On top of the horn is a silver cap, again produced in Birmingham, that holds the gemstone which is then hallmarked. And then when everything is together, it is all assembled in London. The workshop in London is much in demand for trophies for international and domestic sporting events. And finally is the box, to house the shoehorn, which is bespoke and handmade in Walsall.

There is a story behind each individual part which is important to me, but ultimately the process is simply to produce something as well as possible.

SS: During our talk at Liberty, Mr Hare revealed that the horn was only the beginning. How do you see the collaboration developing?
Andrew Bunney: The natural way is to make beautiful accessories for men, and to make them as special as possible. Whilst we share a love of antiques, I don't want to make something old or something that has been made before, we have to move forward and make something relevant for now.

A thing of beauty from any angle.

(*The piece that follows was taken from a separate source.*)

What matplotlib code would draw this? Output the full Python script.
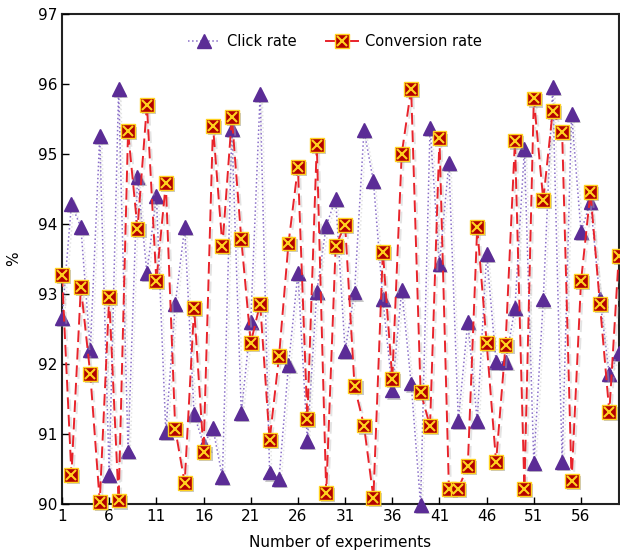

Here is a front view showing a red stone.

SS: What items can we look forward to in the near and far future?
Andrew Bunney: It's a little early to say now, but we are working on some ideas at the moment, again combining elements that we both know, thinking about what can be used daily or on occasion. We aim to create something new each season, but it's important to work steadily to ensure that it is as good as we can make it.

SS: Finally, where can we buy the design?
Andrew Bunney: It will be for sale in Dover Street Market in London, Colette in Paris, Surrender in Singapore and online at Oki-Ni and direct from Mr. Hare.

Is this not the most exquisite shoe horn you have ever seen? This has to be the perfect gift for any discerning shoe man. The Exquisite Shoehorn will only be available as an edition of fifty, twelve of Garnet and thirty eight of Black Spinel. Santa, if you're reading this...


salwar said...

Great post.. thanks for sharing..

Style Salvage Steve said...

Salwar: Thanks for stopping by.

Anonymous said...

I've got the horn for that shoe horn.